Светлый фон

Уже находясь на грани отчаяния, я дождался ее возвращения. Тогда все чудесным образом сразу изменилось.

Гальцева вызвала меня к себе в кабинет в первый же день после возвращения из отпуска. Невысокая ухоженная шатенка средних лет, Гальцева производила приятное впечатление. Манеры, разговор и чуть архаичное отчество, напоминавшее о Чехове — Иннокентьевна, — выдавали в ней интеллигентное происхождение. Как говорили, она и не была психиатром — по образованию терапевт, но прошла переквалификацию, чтобы получить должность в СПБ.

Она удивила меня, проведя довольно профессиональный психиатрический опрос. Это было даже как-то странно: впервые в СПБ я столкнулся с психиатром, который задавал вопросы, отличные от тех, которые задавали следователи. Вместо этого Гальцева прошлась по обычной психиатрической тропинке — детство, школа, родители, университет, — не касаясь ни темы «преступления», ни политических взглядов. Где-то на подступах к этому она, видимо, намеренно остановилась и отправила меня назад в камеру. После этого я видел Гальцеву только на обходах, на которых она, казалось, меня вообще старалась не замечать.

Я понял это так, что Гальцеву интересовало только одно: действительно ли я сумасшедший, или же диагноз был выставлен в КГБ. И когда поняла ситуацию, то успокоилась. Уже через час после беседы меня перевели из камеры-пещеры в нормальную камеру № 8. Впрочем, лекарств Гальцева не отменила, повторив мантру: «Здесь лечатся все», — по-хорошему этот слоган надо было бы повесить над входом в СПБ вместо зловещего «Труд есть первая и естественная необходимость человеческой жизни». Однако Гальцева заменила мажептил более слабым трифтазином и, вместо убивавшего меня аминазина, выписала на ночь тизерцин.

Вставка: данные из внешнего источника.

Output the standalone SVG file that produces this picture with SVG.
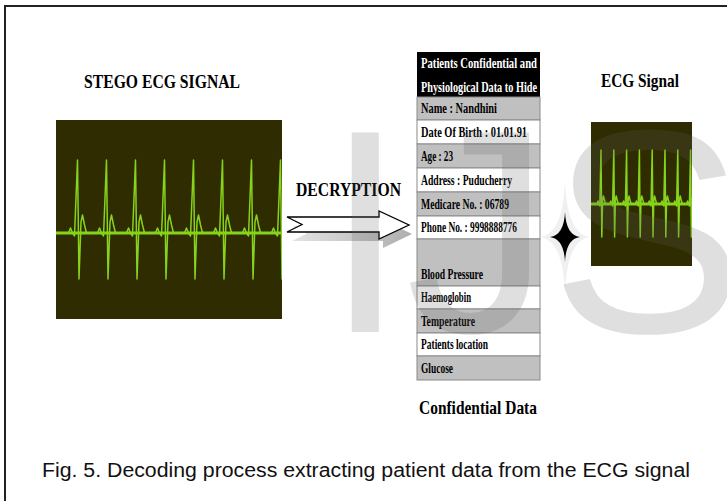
<svg xmlns="http://www.w3.org/2000/svg" xmlns:xlink="http://www.w3.org/1999/xlink" width="727" height="501" viewBox="0 0 727 501">
<style>
.ttl{font-family:"Liberation Serif","Times New Roman",serif;font-weight:bold;font-size:19px;fill:#000}
.row{font-family:"Liberation Serif","Times New Roman",serif;font-weight:bold;font-size:14px;fill:#000}
.hdr{font-family:"Liberation Serif","Times New Roman",serif;font-weight:bold;font-size:14px;fill:#fff}
.gray{fill:#c0c0c0;stroke:#8a8a8a;stroke-width:1}
.white{fill:#fff;stroke:#8a8a8a;stroke-width:1}
.panel{fill:#302c01}
.ecg{fill:none;stroke:#86d31c;stroke-width:1.5;stroke-linejoin:round}
.base{stroke:#86d31c;stroke-width:3}
.cap{font-family:"Liberation Sans",Arial,sans-serif;font-size:19.5px;fill:#111}
</style>
<defs>
<path id="beatL" class="ecg" d="M-14.5,233 L-9,233 L-7,228 L-5,233 L-3,236 L0,160 L1.5,279 L3.5,222 L5,215 L7,225 L9,233 L14.5,233"/>
<path id="beatR" class="ecg" d="M-6.4,204 L-4,204 L-3,201 L-2,204 L-1.2,206 L0,150 L0.8,237 L1.6,200 L2.4,196 L3.4,200 L4.5,204 L6.4,204"/>
<clipPath id="clipL"><rect x="56" y="120" width="226" height="199"/></clipPath>
<clipPath id="clipR"><rect x="591" y="122" width="101" height="144"/></clipPath>
<linearGradient id="shadow" x1="0" y1="0" x2="1" y2="0">
<stop offset="0" stop-color="#dcdcdc"/>
<stop offset="1" stop-color="#9a9a9a"/>
</linearGradient>
</defs>
<rect width="727" height="501" fill="#fff"/>
<path d="M5,501 L5,6 L727,6" fill="none" stroke="#222" stroke-width="2"/>

<g id="stego-title"><text class="ttl" x="84" y="88" textLength="156" lengthAdjust="spacingAndGlyphs">STEGO ECG SIGNAL</text></g>

<g id="ecg-left">
<rect class="panel" x="56" y="120" width="226" height="199"/>
<g clip-path="url(#clipL)">
<line class="base" x1="56" y1="233" x2="282" y2="233"/>
<use xlink:href="#beatL" x="77.5"/>
<use xlink:href="#beatL" x="106.5"/>
<use xlink:href="#beatL" x="135.5"/>
<use xlink:href="#beatL" x="164.5"/>
<use xlink:href="#beatL" x="193.5"/>
<use xlink:href="#beatL" x="222.5"/>
<use xlink:href="#beatL" x="251.5"/>
<use xlink:href="#beatL" x="280.5"/>
</g>
</g>

<g id="connectors">
<path d="M292,226 L383,226 L383,220 L412,234 L383,248 L383,241 L292,241 L307,233.5 Z" fill="url(#shadow)" opacity="0.8"/>
<path d="M287,217 L379,217 L379,211 L409,225 L379,239 L379,232 L287,232 L302,224.5 Z" fill="#fff" stroke="#000" stroke-width="1.3" stroke-linejoin="miter"/>
</g>
<g id="decryption-label"><text class="ttl" x="296" y="196" textLength="105" lengthAdjust="spacingAndGlyphs">DECRYPTION</text></g>

<g id="data-table">
<rect x="417" y="52" width="123" height="45" fill="#000"/>
<text class="hdr" x="421" y="68" textLength="116" lengthAdjust="spacingAndGlyphs">Patients Confidential and</text>
<text class="hdr" x="421" y="92" textLength="116" lengthAdjust="spacingAndGlyphs">Physiological Data to Hide</text>
<rect class="gray" x="417" y="97" width="123" height="23"/>
<rect class="white" x="417" y="120" width="123" height="24"/>
<rect class="gray" x="417" y="144" width="123" height="24"/>
<rect class="white" x="417" y="168" width="123" height="24"/>
<rect class="gray" x="417" y="192" width="123" height="24"/>
<rect class="white" x="417" y="216" width="123" height="23"/>
<rect class="gray" x="417" y="239" width="123" height="47"/>
<rect class="white" x="417" y="286" width="123" height="23"/>
<rect class="gray" x="417" y="309" width="123" height="24"/>
<rect class="white" x="417" y="333" width="123" height="23"/>
<rect class="gray" x="417" y="356" width="123" height="24"/>
<text class="row" x="421" y="113" textLength="76" lengthAdjust="spacingAndGlyphs">Name : Nandhini</text>
<text class="row" x="421" y="137" textLength="106" lengthAdjust="spacingAndGlyphs">Date Of Birth  : 01.01.91</text>
<text class="row" x="421" y="161" textLength="32" lengthAdjust="spacingAndGlyphs">Age : 23</text>
<text class="row" x="421" y="185" textLength="91" lengthAdjust="spacingAndGlyphs">Address : Puducherry</text>
<text class="row" x="421" y="209" textLength="88" lengthAdjust="spacingAndGlyphs">Medicare No. : 06789</text>
<text class="row" x="421" y="232" textLength="96" lengthAdjust="spacingAndGlyphs">Phone No. : 9998888776</text>
<text class="row" x="421" y="279" textLength="62" lengthAdjust="spacingAndGlyphs">Blood Pressure</text>
<text class="row" x="421" y="302" textLength="50" lengthAdjust="spacingAndGlyphs">Haemoglobin</text>
<text class="row" x="421" y="326" textLength="54" lengthAdjust="spacingAndGlyphs">Temperature</text>
<text class="row" x="421" y="349" textLength="67" lengthAdjust="spacingAndGlyphs">Patients location</text>
<text class="row" x="421" y="373" textLength="32" lengthAdjust="spacingAndGlyphs">Glucose</text>
<text class="ttl" x="419" y="414" textLength="118" lengthAdjust="spacingAndGlyphs">Confidential Data</text>
</g>

<g id="ecg-title"><text class="ttl" x="601" y="87" textLength="78" lengthAdjust="spacingAndGlyphs">ECG Signal</text></g>

<g id="star">
<path d="M565,177 Q566,234 590,237 Q566,240 565,297 Q564,240 540,237 Q564,234 565,177 Z" fill="#f0f0f0"/>
<path d="M565,212 Q566,235 580,237 Q566,239 565,262 Q564,239 550,237 Q564,235 565,212 Z" fill="#000"/>
</g>

<g id="ecg-right">
<rect class="panel" x="591" y="122" width="101" height="144"/>
<g clip-path="url(#clipR)">
<line class="base" x1="591" y1="204" x2="692" y2="204" stroke-width="2.5"/>
<use xlink:href="#beatR" x="601"/>
<use xlink:href="#beatR" x="613.8"/>
<use xlink:href="#beatR" x="626.6"/>
<use xlink:href="#beatR" x="639.4"/>
<use xlink:href="#beatR" x="652.2"/>
<use xlink:href="#beatR" x="665"/>
<use xlink:href="#beatR" x="677.8"/>
<use xlink:href="#beatR" x="690.6"/>
</g>
</g>

<g id="watermark"><text x="325" y="332" font-family="Liberation Sans, Arial, sans-serif" font-size="290" fill="#5f5f5f" fill-opacity="0.2">IJS</text></g>

<g id="caption"><text class="cap" x="42" y="477" textLength="648" lengthAdjust="spacingAndGlyphs">Fig. 5. Decoding process extracting patient data from the ECG signal</text></g>
</svg>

Это было примерно как перескочить из девятого круга Ада куда-то наверх, в шестой. Последствия мажептила еще мучили организм: то отнимался язык, то налетала сильная неусидчивость. Однако трифтазин избавлял от того страшного, что сводило судорогами — хотя и не спасал от постоянной внутренней дрожи, незаметно переходившей в физическую дрожь рук. Я начал соображать, где право и где лево, вернулось чувство времени — но думать все равно не получалось. Голова была заполнена каким-то беспорядочным, как броуновское движение молекул, хаосом из обрывков мыслей и слов.

Тицерзин не имел болезненных побочных эффектов аминазина — от него не начиналась тахикардия, не закладывало нос. Он действовал, примерно как боксер-тяжеловес на ринге: на несколько минут появлялась слабость в теле, после чего — темнота, нокаут, и я просыпался уже от стука ключа санитара, либо от попыток Кротова трясти меня за плечо. Тогда вся первая половина дня превращалась в странное сумеречное существование, где явь чередовалась с периодическими провалами, а двигаться можно было только усилием воли.